Is El Chavo del Ocho a comedy or a tragedy? On first viewing, El Chavo is quite clearly a ridiculous comic figure. But, of course, over time, you begin to suspend your disbelief, to invest in the story, to embed yourself in the universe the writers created. He, too, grew up in poverty, was forsaken and ridiculed, and yet despite spending most of his time in a barrel has made himself a viable life, a reason to get up in the morning, a network of friends. For all the mishaps and chaos, the bonds between them endure.

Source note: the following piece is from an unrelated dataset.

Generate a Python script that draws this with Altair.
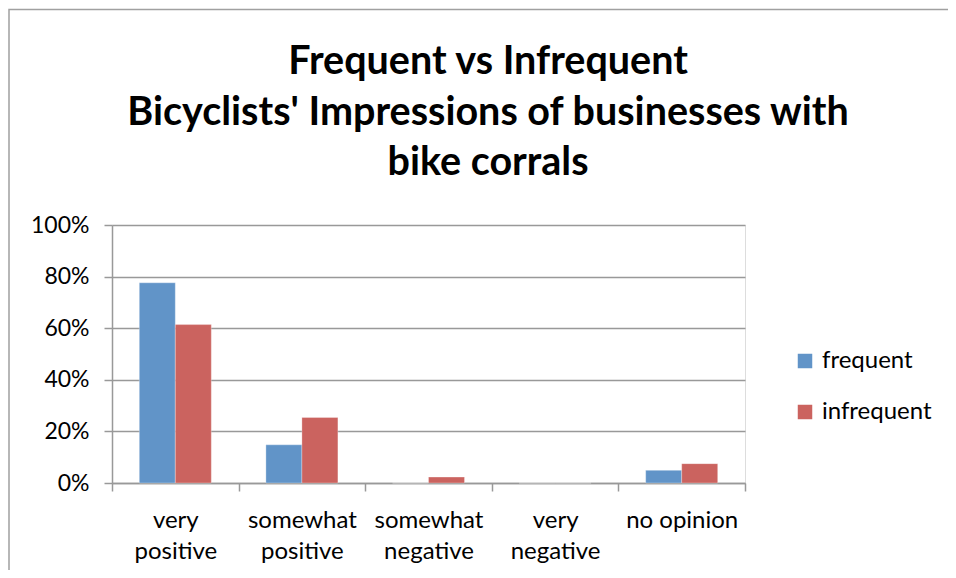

The real business of any football club is not the pursuit of numbers but the pursuit of memories. Divock Origi is still remembered fondly for the big goals he scored and Sunday’s final offers a similar chance for Núñez to write himself into the club’s folklore. He may have been signed on his numbers, but will bequeath only memories. His Liverpool future may well be beyond his control. But his legacy is not.